#### Your instructions:
Set down word for word the lines running from the line with "Clone this chart in Bokeh." to the line with "p.yaxis.visible = False", ends included. Skip every picture.

#### Supplied records:
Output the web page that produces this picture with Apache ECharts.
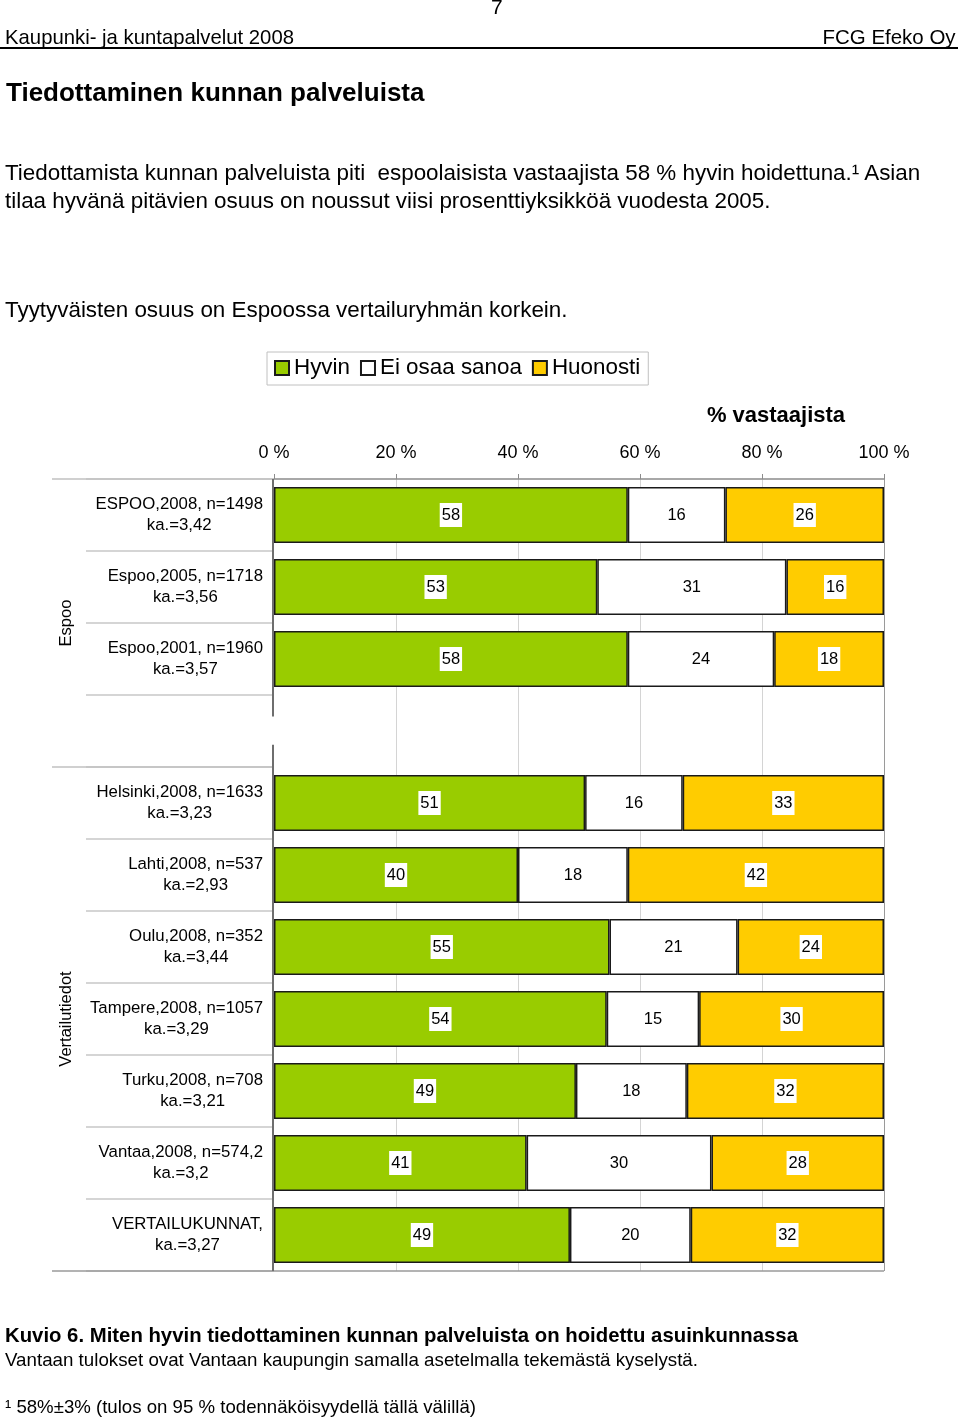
<!DOCTYPE html>
<html><head><meta charset="utf-8">
<script src="https://cdn.jsdelivr.net/npm/echarts@6/dist/echarts.min.js"></script>
<style>
html,body{margin:0;padding:0;background:#fff;}
body{width:960px;height:1419px;position:relative;overflow:hidden;font-family:"Liberation Sans",Arial,sans-serif;color:#000;}
#chart{position:absolute;left:0;top:0;width:960px;height:1419px;}
.t{position:absolute;white-space:nowrap;z-index:2;transform-origin:0 50%;}
.r{transform-origin:100% 50%;}
</style></head><body>
<div id="chart"></div>
<div class="t" style="left:491px;top:-4px;font-size:21px;line-height:21px;">7</div>
<div class="t" data-w="289" style="left:5px;top:26px;font-size:21px;line-height:21px;">Kaupunki- ja kuntapalvelut 2008</div>
<div class="t r" data-w="133" style="right:4px;top:26px;font-size:21px;line-height:21px;">FCG Efeko Oy</div>
<div style="position:absolute;left:0;top:47px;width:958px;height:2px;background:#000;z-index:2;"></div>
<div class="t" style="left:6px;top:79px;font-size:26px;line-height:26px;font-weight:bold;">Tiedottaminen kunnan palveluista</div>
<div class="t" style="left:5px;top:159px;font-size:22.4px;line-height:28px;">Tiedottamista kunnan palveluista piti &nbsp;espoolaisista vastaajista 58 % hyvin hoidettuna.¹ Asian<br>tilaa hyvänä pitävien osuus on noussut viisi prosenttiyksikköä vuodesta 2005.</div>
<div class="t" style="left:5px;top:296px;font-size:22.4px;line-height:28px;">Tyytyväisten osuus on Espoossa vertailuryhmän korkein.</div>
<div class="t" data-w="793" style="left:5px;top:1324px;font-size:21px;line-height:21px;font-weight:bold;">Kuvio 6. Miten hyvin tiedottaminen kunnan palveluista on hoidettu asuinkunnassa</div>
<div class="t" data-w="693" style="left:5px;top:1350px;font-size:19px;line-height:19px;">Vantaan tulokset ovat Vantaan kaupungin samalla asetelmalla tekemästä kyselystä.</div>
<div class="t" data-w="471" style="left:5px;top:1397px;font-size:19px;line-height:19px;">¹ 58%±3% (tulos on 95 % todennäköisyydellä tällä välillä)</div>
<script>
const categories = [
  'ESPOO,2008, n=1498\nka.=3,42',
  'Espoo,2005, n=1718\nka.=3,56',
  'Espoo,2001, n=1960\nka.=3,57',
  '',
  'Helsinki,2008, n=1633\nka.=3,23',
  'Lahti,2008, n=537\nka.=2,93',
  'Oulu,2008, n=352\nka.=3,44',
  'Tampere,2008, n=1057\nka.=3,29',
  'Turku,2008, n=708\nka.=3,21',
  'Vantaa,2008, n=574,2\nka.=3,2',
  'VERTAILUKUNNAT,\nka.=3,27'
];
const hyvin    = [58, 53, 58, null, 51, 40, 55, 54, 49, 41, 49];
const eiOsaa   = [16, 31, 24, null, 16, 18, 21, 15, 18, 30, 20];
const huonosti = [26, 16, 18, null, 33, 42, 24, 30, 32, 28, 32];
const seriesNames = ['Hyvin', 'Ei osaa sanoa', 'Huonosti'];
const xTickLabels = ['0 %', '20 %', '40 %', '60 %', '80 %', '100 %'];
const groupNames = ['Espoo', 'Vertailutiedot'];
const groupRanges = [[0, 4], [4, 11]]; // category boundary indices
const axisTitle = '% vastaajista';

// fit condensed-looking page texts to their widths in the original
document.querySelectorAll('[data-w]').forEach(el => {
  const w = el.getBoundingClientRect().width;
  el.style.transform = 'scaleX(' + (parseFloat(el.dataset.w) / w) + ')';
});

const FONT = '"Liberation Sans", Arial, sans-serif';
const colors = ['#99cc00', '#ffffff', '#ffcc00'];
const raw = [hyvin, eiOsaa, huonosti];

// 100 % stacked: each row normalized to its total, labels show the read values
const totals = categories.map((c, i) => raw.reduce((s, arr) => s + (arr[i] || 0), 0));
const series = raw.map((arr, k) => ({
  name: seriesNames[k],
  type: 'bar',
  stack: 'total',
  barWidth: 56,
  itemStyle: { color: colors[k], borderColor: '#1a1a1a', borderWidth: 1.5 },
  label: {
    show: true, position: 'inside', fontSize: 16.5, fontFamily: FONT, color: '#000',
    backgroundColor: k === 1 ? 'transparent' : '#ffffff',
    padding: [4, 2, 3, 2],
    formatter: p => (p.data && p.data.raw != null) ? String(p.data.raw) : ''
  },
  data: arr.map((v, i) => v == null ? null : { value: v / totals[i] * 100, raw: v })
}));

const chart = echarts.init(document.getElementById('chart'));
const option = {
  animation: false,
  backgroundColor: '#ffffff',
  legend: {
    left: 267, top: 352, data: seriesNames, icon: 'rect',
    itemWidth: 14, itemHeight: 14, itemGap: 10,
    borderColor: '#c0c0c0', borderWidth: 1, padding: [5, 8, 6, 7],
    textStyle: { fontSize: 22.4, color: '#000', fontFamily: FONT },
    selectedMode: false
  },
  grid: { left: 274, top: 479, width: 610, height: 792, containLabel: false },
  xAxis: {
    type: 'value', position: 'top', min: 0, max: 100, interval: 20,
    axisLine: { show: true, lineStyle: { color: '#8c8c8c', width: 1.5 } },
    axisTick: { show: true, length: 5, lineStyle: { color: '#8c8c8c' } },
    axisLabel: { fontSize: 18, color: '#000', fontFamily: FONT, margin: 17,
      formatter: v => xTickLabels[Math.round(v / 20)] },
    splitLine: { show: true, lineStyle: { color: ['rgba(0,0,0,0)', '#d4d4d4', '#d4d4d4', '#d4d4d4', '#d4d4d4', '#9a9a9a'], width: 1 } }
  },
  yAxis: {
    type: 'category', inverse: true, data: categories,
    axisLine: { show: false },
    axisTick: { show: true, length: 188, interval: 0, lineStyle: { color: '#c8c8c8', width: 1.5 } },
    axisLabel: {
      margin: 11, align: 'right', interval: 0, fontSize: 16.8, color: '#000', fontFamily: FONT,
      formatter: v => v ? v.split('\n').map(s => '{c|' + s + '}').join('\n') : '',
      rich: { c: { align: 'center', fontSize: 16.8, lineHeight: 21, color: '#000', fontFamily: FONT } }
    }
  },
  series: series
};
chart.setOption(option);

// decorations positioned through the chart's own scales
const yb = idx => {
  const a = chart.convertToPixel({ gridIndex: 0 }, [0, Math.min(idx, categories.length - 1)])[1];
  const step = chart.convertToPixel({ gridIndex: 0 }, [0, 1])[1] - chart.convertToPixel({ gridIndex: 0 }, [0, 0])[1];
  return idx >= categories.length ? a + step / 2 : a - step / 2;
};
const x0 = chart.convertToPixel({ gridIndex: 0 }, [0, 0])[0];
const x100 = chart.convertToPixel({ gridIndex: 0 }, [100, 0])[0];
const rowStep = yb(1) - yb(0);
const graphics = [];
const gray = '#c0c0c0';
[0, 4].forEach(b => {
  graphics.push({ type: 'line', shape: { x1: 52, y1: yb(b), x2: x0, y2: yb(b) }, style: { stroke: gray, lineWidth: 1.5 }, z: 5 });
});
graphics.push({ type: 'line', shape: { x1: 52, y1: yb(11), x2: x100, y2: yb(11) }, style: { stroke: '#9a9a9a', lineWidth: 1.5 }, z: 5 });
const emptyCenter = chart.convertToPixel({ gridIndex: 0 }, [0, 3])[1];
graphics.push({ type: 'line', shape: { x1: x0 - 1, y1: yb(0), x2: x0 - 1, y2: emptyCenter - rowStep * 0.2 }, style: { stroke: '#6e6e6e', lineWidth: 2 }, z: 6 });
graphics.push({ type: 'line', shape: { x1: x0 - 1, y1: emptyCenter + rowStep * 0.19, x2: x0 - 1, y2: yb(11) }, style: { stroke: '#6e6e6e', lineWidth: 2 }, z: 6 });
groupNames.forEach((g, i) => {
  const yc = (yb(groupRanges[i][0]) + yb(groupRanges[i][1])) / 2;
  graphics.push({ type: 'text', x: 66, y: yc, rotation: Math.PI / 2,
    style: { text: g, fontSize: 16.5, fontFamily: FONT, fill: '#000', align: 'center', verticalAlign: 'middle' }, z: 6 });
});
graphics.push({ type: 'text', x: (x0 + x100) / 2 + 197, y: 416,
  style: { text: axisTitle, fontSize: 22, fontWeight: 'bold', fontFamily: FONT, fill: '#000', align: 'center', verticalAlign: 'middle' }, z: 6 });
chart.setOption({ graphic: graphics });
</script>
</body></html>
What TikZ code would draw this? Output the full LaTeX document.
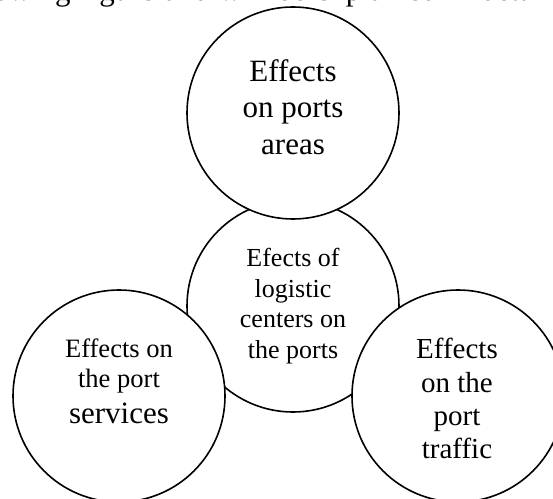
\documentclass[tikz,border=0pt]{standalone}
\usepackage{fontspec}
\setmainfont{Liberation Serif}
\begin{document}
\begin{tikzpicture}[x=0.75pt,y=-0.75pt,
  bubble/.style={circle,draw,fill=white,line width=1.2pt,minimum size=159pt,inner sep=0pt},
  caption/.style={align=center,inner sep=0pt,anchor=north}]
\useasboundingbox (0,0) rectangle (553,499);
\clip (0,0) rectangle (553,499);
% last line of the preceding paragraph, cut off at the top edge
\node[anchor=base west,inner sep=0pt,outer sep=0pt,font=\fontsize{23.25}{28}\selectfont] (prose) at (-50,0.3)
  {\makebox[450pt][s]{following figure and will be explained in detail}};
% central circle first, the three outer circles overlap it
\node[bubble] (hub) at (293,306) {};
\node[bubble] (areas) at (293,113) {};
\node[bubble] (services) at (119,396) {};
\node[bubble] (traffic) at (458,396) {};
% circle labels
\node[caption,font=\fontsize{19.5}{23}\selectfont] (hubtext) at (293,248)
  {Efects of\\logistic\\centers on\\the ports};
\node[caption,font=\fontsize{23.25}{27.4}\selectfont] (areastext) at (293,59)
  {Effects\\on ports\\areas};
\node[caption,font=\fontsize{19.9}{22.5}\selectfont] (servicestext) at (119,339)
  {Effects on\\the port\\[4.5pt]{\fontsize{23.25}{27}\selectfont services}};
\node[caption,font=\fontsize{21.75}{25}\selectfont] (traffictext) at (457,338)
  {Effects\\on the\\port\\traffic};
\end{tikzpicture}
\end{document}
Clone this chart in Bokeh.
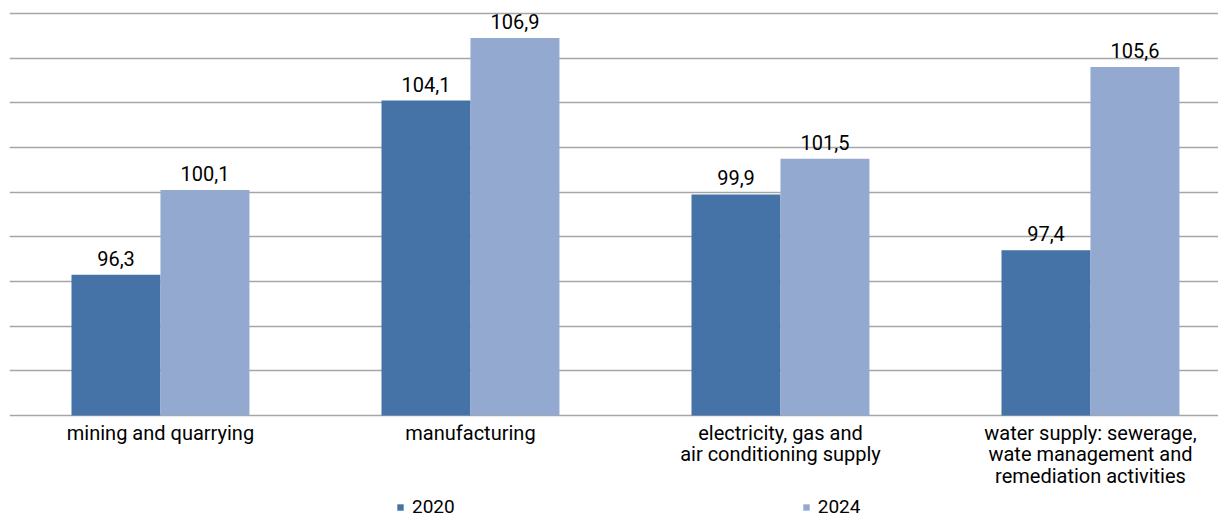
from bokeh.plotting import figure
from bokeh.models import (ColumnDataSource, Range1d, FixedTicker, LabelSet,
                          Legend, LegendItem)
from bokeh.core.properties import value
from bokeh.embed import file_html
from bokeh.resources import INLINE

categories = ["mining and quarrying", "manufacturing",
              "electricity, gas and\nair conditioning supply",
              "water supply: sewerage,\nwate management and\nremediation activities"]
series_names = ["2020", "2024"]
values_2020 = [96.3, 104.1, 99.9, 97.4]
values_2024 = [100.1, 106.9, 101.5, 105.6]
grid_ticks = list(range(90, 110, 2))
colors = ["#4572a7", "#94a9d0"]

FONT = "Roboto"
bar_w = 0.287
base = 90
idx = list(range(len(categories)))

# frame runs past the window bottom so labels and legend sit inside it
p = figure(frame_width=1209, frame_height=530, output_backend="svg",
           toolbar_location=None, min_border_left=9, min_border_right=0,
           min_border_top=0, min_border_bottom=0,
           x_range=Range1d(-0.487, 3.413), y_range=Range1d(84.851, 108.582))
p.outline_line_color = None
p.background_fill_color = "white"
p.xaxis.visible = False
p.yaxis.visible = False

p.xgrid.grid_line_color = None
p.ygrid.ticker = FixedTicker(ticks=grid_ticks)
p.ygrid.grid_line_color = "#a6a6a6"
p.ygrid.grid_line_width = 1.5

renderers = []
for k, (vals, col) in enumerate(zip([values_2020, values_2024], colors)):
    off = (-0.5 + k) * bar_w
    src = ColumnDataSource(dict(
        x=[i + off for i in idx], top=vals,
        lab=[f"{v:.1f}".replace(".", ",") for v in vals]))
    r = p.vbar(x="x", top="top", bottom=base, width=bar_w, source=src,
               fill_color=col, line_color=None)
    renderers.append(r)
    p.add_layout(LabelSet(x="x", y="top", text="lab", source=src,
                          text_align="center", text_baseline="alphabetic",
                          y_offset=9, text_font=value(FONT),
                          text_font_size="20px", text_color="#000000"))

# category labels under the baseline, one text row per line
lines = [c.split("\n") for c in categories]
for j in range(max(len(l) for l in lines)):
    xs = [i for i, l in enumerate(lines) if j < len(l)]
    ts = [lines[i][j] for i in xs]
    src = ColumnDataSource(dict(x=xs, y=[base] * len(xs), t=ts))
    p.text(x="x", y="y", text="t", source=src, text_align="center",
           text_baseline="top", y_offset=5 + j * 21.5, text_font=value(FONT),
           text_font_size="20px", text_color="#000000")

legend = Legend(items=[LegendItem(label=n, renderers=[r])
                       for n, r in zip(series_names, renderers)],
                orientation="horizontal", location=(387, 12),
                glyph_width=8, glyph_height=8, label_standoff=8,
                spacing=347, padding=0, margin=0,
                label_text_font=FONT, label_text_font_size="19px",
                label_text_color="#000000", border_line_color=None,
                background_fill_alpha=0)
p.add_layout(legend, "center")

open("out.html", "w").write(file_html(p, INLINE))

#### Answer to the exercise:
Clone this chart in Bokeh.
from bokeh.plotting import figure
from bokeh.models import (ColumnDataSource, Range1d, FixedTicker, LabelSet,
                          Legend, LegendItem)
from bokeh.core.properties import value
from bokeh.embed import file_html
from bokeh.resources import INLINE

categories = ["mining and quarrying", "manufacturing",
              "electricity, gas and\nair conditioning supply",
              "water supply: sewerage,\nwate management and\nremediation activities"]
series_names = ["2020", "2024"]
values_2020 = [96.3, 104.1, 99.9, 97.4]
values_2024 = [100.1, 106.9, 101.5, 105.6]
grid_ticks = list(range(90, 110, 2))
colors = ["#4572a7", "#94a9d0"]

FONT = "Roboto"
bar_w = 0.287
base = 90
idx = list(range(len(categories)))

# frame runs past the window bottom so labels and legend sit inside it
p = figure(frame_width=1209, frame_height=530, output_backend="svg",
           toolbar_location=None, min_border_left=9, min_border_right=0,
           min_border_top=0, min_border_bottom=0,
           x_range=Range1d(-0.487, 3.413), y_range=Range1d(84.851, 108.582))
p.outline_line_color = None
p.background_fill_color = "white"
p.xaxis.visible = False
p.yaxis.visible = False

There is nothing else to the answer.